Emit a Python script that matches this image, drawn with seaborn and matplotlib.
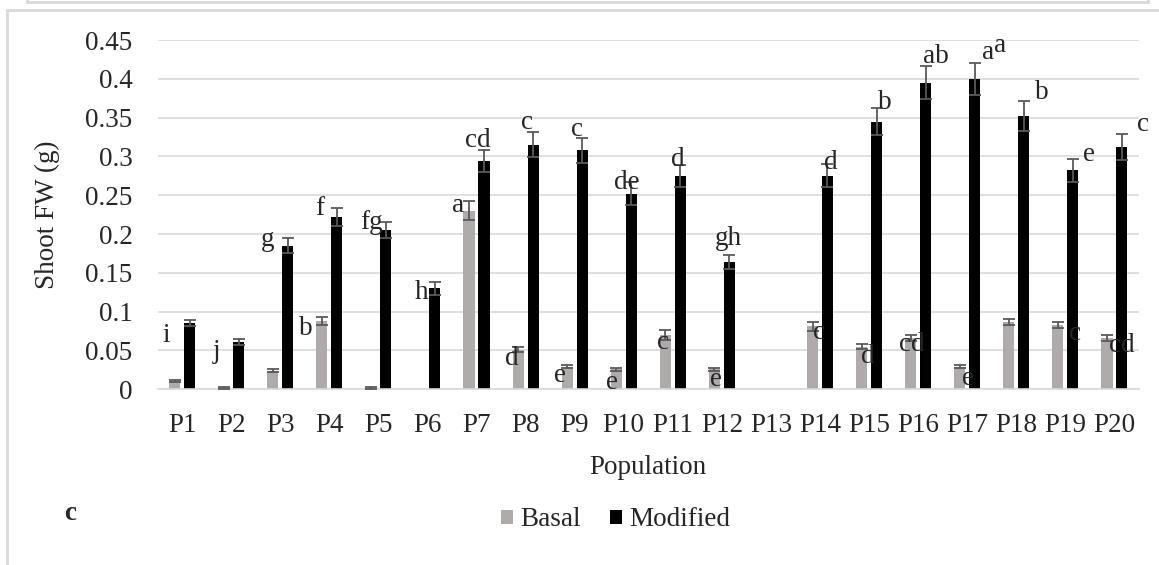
import numpy as np
import pandas as pd
import seaborn as sns
import matplotlib.pyplot as plt
from matplotlib.patches import Patch
from matplotlib.lines import Line2D

populations = [f"P{i}" for i in range(1, 21)]
basal = [0.011, 0.002, 0.024, 0.088, 0.002, 0.0, 0.230, 0.051, 0.029, 0.026,
         0.070, 0.026, 0.0, 0.081, 0.055, 0.066, 0.029, 0.087, 0.083, 0.066]
basal_err = [0.001, 0.001, 0.002, 0.005, 0.001, 0.0, 0.012, 0.003, 0.002, 0.002,
             0.006, 0.002, 0.0, 0.006, 0.003, 0.004, 0.002, 0.004, 0.004, 0.004]
modified = [0.085, 0.061, 0.185, 0.222, 0.205, 0.130, 0.294, 0.315, 0.308, 0.252,
            0.275, 0.164, 0.0, 0.275, 0.345, 0.395, 0.400, 0.352, 0.282, 0.312]
modified_err = [0.004, 0.004, 0.010, 0.011, 0.010, 0.008, 0.014, 0.016, 0.016, 0.015,
                0.014, 0.009, 0.0, 0.015, 0.018, 0.021, 0.021, 0.019, 0.015, 0.017]
basal_letters = ["", "", "", "b", "", "", "a", "d", "e", "e",
                 "c", "e", "", "c", "d", "cd", "e", "", "c", "cd"]
modified_letters = ["i", "j", "g", "f", "fg", "h", "cd", "c", "c", "de",
                    "d", "gh", "", "d", "b", "ab", "a", "b", "e", "c"]

# hand nudges of the letter labels (pixels, relative to bar centre / error-bar top)
basal_nudge = [(0, 0), (0, 0), (0, 0), (-16, -11), (0, 0), (0, 0), (-11, -4), (-6, -11),
               (-7, -10), (-4, -15), (-2, -12), (2, -12), (0, 0), (6, -11), (6, -12),
               (1, -10), (8, -13), (0, 0), (17, -12), (15, -11)]
modified_nudge = [(-23, -15), (-22, -13), (-20, -2), (-17, 0), (-14, 0), (-13, -10),
                  (-6, 10), (-6, 10), (-5, 8), (-4, 0), (-2, 5), (-1, 17), (0, 0),
                  (3, 2), (8, 5), (10, 10), (13, 10), (18, 9), (16, 4), (21, 9)]

df = pd.DataFrame({
    "Population": populations * 2,
    "Treatment": ["Basal"] * 20 + ["Modified"] * 20,
    "FW": basal + modified,
})

sns.set_theme(style="white")
plt.rcParams["font.family"] = "serif"
plt.rcParams["font.serif"] = ["Liberation Serif", "DejaVu Serif"]
fs = 19.5

fig = plt.figure(figsize=(11.59, 5.65), dpi=100)
ax = fig.add_axes([157.5 / 1159, 1 - 389.3 / 565, (1139 - 157.5) / 1159, (389.3 - 40) / 565])

colors = {"Basal": "#AFABAB", "Modified": "#000000"}
sns.barplot(data=df, x="Population", y="FW", hue="Treatment", palette=colors,
            width=0.61, gap=0.26, saturation=1, errorbar=None, legend=False,
            linewidth=0, ax=ax, zorder=2)

ax.set_ylim(0, 0.45)
yt = np.round(np.arange(0, 0.451, 0.05), 2)
ax.set_yticks(yt)
ax.set_yticklabels([f"{v:g}" for v in yt], fontsize=fs)
ax.tick_params(axis="both", length=0, labelsize=fs)
ax.tick_params(axis="y", pad=18)
ax.tick_params(axis="x", pad=17)
ax.yaxis.grid(True, color="#D9D9D9", linewidth=1.2, zorder=0)
ax.set_axisbelow(True)
for s in ["top", "right", "left"]:
    ax.spines[s].set_visible(False)
ax.spines["bottom"].set_color("#D9D9D9")
ax.spines["bottom"].set_linewidth(1.2)
ax.set_xlim(-0.5, 19.5)
ax.set_ylabel("Shoot FW (g)", fontsize=fs, labelpad=18)
ax.set_xlabel("Population", fontsize=fs, labelpad=12)

series = [(basal, basal_err, basal_letters, basal_nudge),
          (modified, modified_err, modified_letters, modified_nudge)]
for cont, (vals, errs, letters, nudges) in zip(ax.containers, series):
    xs = [p.get_x() + p.get_width() / 2 for p in cont.patches]
    keep = [i for i, e in enumerate(errs) if e > 0]
    ax.errorbar([xs[i] for i in keep], [vals[i] for i in keep], yerr=[errs[i] for i in keep],
                fmt="none", ecolor="#595959", elinewidth=1.3, capsize=4.3, capthick=1.3,
                zorder=3)
    for x, v, e, lab, (dx, dy) in zip(xs, vals, errs, letters, nudges):
        if lab:
            ax.annotate(lab, (x, v + e), xytext=(dx, dy), textcoords="offset pixels",
                        ha="center", va="center", fontsize=fs, zorder=4)

# the doubled "a" over P17
x17 = ax.containers[1].patches[16]
ax.annotate("a", (x17.get_x() + x17.get_width() / 2, modified[16] + modified_err[16]),
            xytext=(25, 17), textcoords="offset pixels", ha="center", va="center",
            fontsize=fs, zorder=4)

handles = [Patch(facecolor=colors[k], edgecolor="none") for k in ["Basal", "Modified"]]
fig.legend(handles, ["Basal", "Modified"], loc="center", bbox_to_anchor=(0.531, 1 - 520 / 565),
           ncol=2, frameon=False, fontsize=fs, handlelength=0.45, handleheight=0.45,
           handletextpad=0.25, columnspacing=1.1)

fig.text(70 / 1159, 1 - 513 / 565, "c", fontsize=fs, fontweight="bold", ha="center", va="center")

# light frame lines around the panel
fc = "#D9D9D9"
fig.add_artist(Line2D([7 / 1159, 7 / 1159], [0, 1 - 10 / 565], color=fc, lw=2))
fig.add_artist(Line2D([7 / 1159, 1], [1 - 10 / 565, 1 - 10 / 565], color=fc, lw=2))
fig.add_artist(Line2D([27 / 1159, 1148 / 1159], [1 - 2 / 565, 1 - 2 / 565], color=fc, lw=2))
fig.add_artist(Line2D([27 / 1159, 27 / 1159], [1 - 2 / 565, 1], color=fc, lw=2))
fig.add_artist(Line2D([1148 / 1159, 1148 / 1159], [1 - 2 / 565, 1], color=fc, lw=2))

fig.savefig("out.png", dpi=100)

────────

What to produce: All of the data above should be transcribed verbatim, with pictures omitted.

Reply:
Emit a Python script that matches this image, drawn with seaborn and matplotlib.
import numpy as np
import pandas as pd
import seaborn as sns
import matplotlib.pyplot as plt
from matplotlib.patches import Patch
from matplotlib.lines import Line2D

populations = [f"P{i}" for i in range(1, 21)]
basal = [0.011, 0.002, 0.024, 0.088, 0.002, 0.0, 0.230, 0.051, 0.029, 0.026,
         0.070, 0.026, 0.0, 0.081, 0.055, 0.066, 0.029, 0.087, 0.083, 0.066]
basal_err = [0.001, 0.001, 0.002, 0.005, 0.001, 0.0, 0.012, 0.003, 0.002, 0.002,
             0.006, 0.002, 0.0, 0.006, 0.003, 0.004, 0.002, 0.004, 0.004, 0.004]
modified = [0.085, 0.061, 0.185, 0.222, 0.205, 0.130, 0.294, 0.315, 0.308, 0.252,
            0.275, 0.164, 0.0, 0.275, 0.345, 0.395, 0.400, 0.352, 0.282, 0.312]
modified_err = [0.004, 0.004, 0.010, 0.011, 0.010, 0.008, 0.014, 0.016, 0.016, 0.015,
                0.014, 0.009, 0.0, 0.015, 0.018, 0.021, 0.021, 0.019, 0.015, 0.017]
basal_letters = ["", "", "", "b", "", "", "a", "d", "e", "e",
                 "c", "e", "", "c", "d", "cd", "e", "", "c", "cd"]
modified_letters = ["i", "j", "g", "f", "fg", "h", "cd", "c", "c", "de",
                    "d", "gh", "", "d", "b", "ab", "a", "b", "e", "c"]

# hand nudges of the letter labels (pixels, relative to bar centre / error-bar top)
basal_nudge = [(0, 0), (0, 0), (0, 0), (-16, -11), (0, 0), (0, 0), (-11, -4), (-6, -11),
               (-7, -10), (-4, -15), (-2, -12), (2, -12), (0, 0), (6, -11), (6, -12),
               (1, -10), (8, -13), (0, 0), (17, -12), (15, -11)]
modified_nudge = [(-23, -15), (-22, -13), (-20, -2), (-17, 0), (-14, 0), (-13, -10),
                  (-6, 10), (-6, 10), (-5, 8), (-4, 0), (-2, 5), (-1, 17), (0, 0),
                  (3, 2), (8, 5), (10, 10), (13, 10), (18, 9), (16, 4), (21, 9)]

df = pd.DataFrame({
    "Population": populations * 2,
    "Treatment": ["Basal"] * 20 + ["Modified"] * 20,
    "FW": basal + modified,
})

sns.set_theme(style="white")
plt.rcParams["font.family"] = "serif"
plt.rcParams["font.serif"] = ["Liberation Serif", "DejaVu Serif"]
fs = 19.5

fig = plt.figure(figsize=(11.59, 5.65), dpi=100)
ax = fig.add_axes([157.5 / 1159, 1 - 389.3 / 565, (1139 - 157.5) / 1159, (389.3 - 40) / 565])

colors = {"Basal": "#AFABAB", "Modified": "#000000"}
sns.barplot(data=df, x="Population", y="FW", hue="Treatment", palette=colors,
            width=0.61, gap=0.26, saturation=1, errorbar=None, legend=False,
            linewidth=0, ax=ax, zorder=2)

ax.set_ylim(0, 0.45)
yt = np.round(np.arange(0, 0.451, 0.05), 2)
ax.set_yticks(yt)
ax.set_yticklabels([f"{v:g}" for v in yt], fontsize=fs)
ax.tick_params(axis="both", length=0, labelsize=fs)
ax.tick_params(axis="y", pad=18)
ax.tick_params(axis="x", pad=17)
ax.yaxis.grid(True, color="#D9D9D9", linewidth=1.2, zorder=0)
ax.set_axisbelow(True)
for s in ["top", "right", "left"]:
    ax.spines[s].set_visible(False)
ax.spines["bottom"].set_color("#D9D9D9")
ax.spines["bottom"].set_linewidth(1.2)
ax.set_xlim(-0.5, 19.5)
ax.set_ylabel("Shoot FW (g)", fontsize=fs, labelpad=18)
ax.set_xlabel("Population", fontsize=fs, labelpad=12)

series = [(basal, basal_err, basal_letters, basal_nudge),
          (modified, modified_err, modified_letters, modified_nudge)]
for cont, (vals, errs, letters, nudges) in zip(ax.containers, series):
    xs = [p.get_x() + p.get_width() / 2 for p in cont.patches]
    keep = [i for i, e in enumerate(errs) if e > 0]
    ax.errorbar([xs[i] for i in keep], [vals[i] for i in keep], yerr=[errs[i] for i in keep],
                fmt="none", ecolor="#595959", elinewidth=1.3, capsize=4.3, capthick=1.3,
                zorder=3)
    for x, v, e, lab, (dx, dy) in zip(xs, vals, errs, letters, nudges):
        if lab:
            ax.annotate(lab, (x, v + e), xytext=(dx, dy), textcoords="offset pixels",
                        ha="center", va="center", fontsize=fs, zorder=4)

# the doubled "a" over P17
x17 = ax.containers[1].patches[16]
ax.annotate("a", (x17.get_x() + x17.get_width() / 2, modified[16] + modified_err[16]),
            xytext=(25, 17), textcoords="offset pixels", ha="center", va="center",
            fontsize=fs, zorder=4)

handles = [Patch(facecolor=colors[k], edgecolor="none") for k in ["Basal", "Modified"]]
fig.legend(handles, ["Basal", "Modified"], loc="center", bbox_to_anchor=(0.531, 1 - 520 / 565),
           ncol=2, frameon=False, fontsize=fs, handlelength=0.45, handleheight=0.45,
           handletextpad=0.25, columnspacing=1.1)

fig.text(70 / 1159, 1 - 513 / 565, "c", fontsize=fs, fontweight="bold", ha="center", va="center")

# light frame lines around the panel
fc = "#D9D9D9"
fig.add_artist(Line2D([7 / 1159, 7 / 1159], [0, 1 - 10 / 565], color=fc, lw=2))
fig.add_artist(Line2D([7 / 1159, 1], [1 - 10 / 565, 1 - 10 / 565], color=fc, lw=2))
fig.add_artist(Line2D([27 / 1159, 1148 / 1159], [1 - 2 / 565, 1 - 2 / 565], color=fc, lw=2))
fig.add_artist(Line2D([27 / 1159, 27 / 1159], [1 - 2 / 565, 1], color=fc, lw=2))
fig.add_artist(Line2D([1148 / 1159, 1148 / 1159], [1 - 2 / 565, 1], color=fc, lw=2))

fig.savefig("out.png", dpi=100)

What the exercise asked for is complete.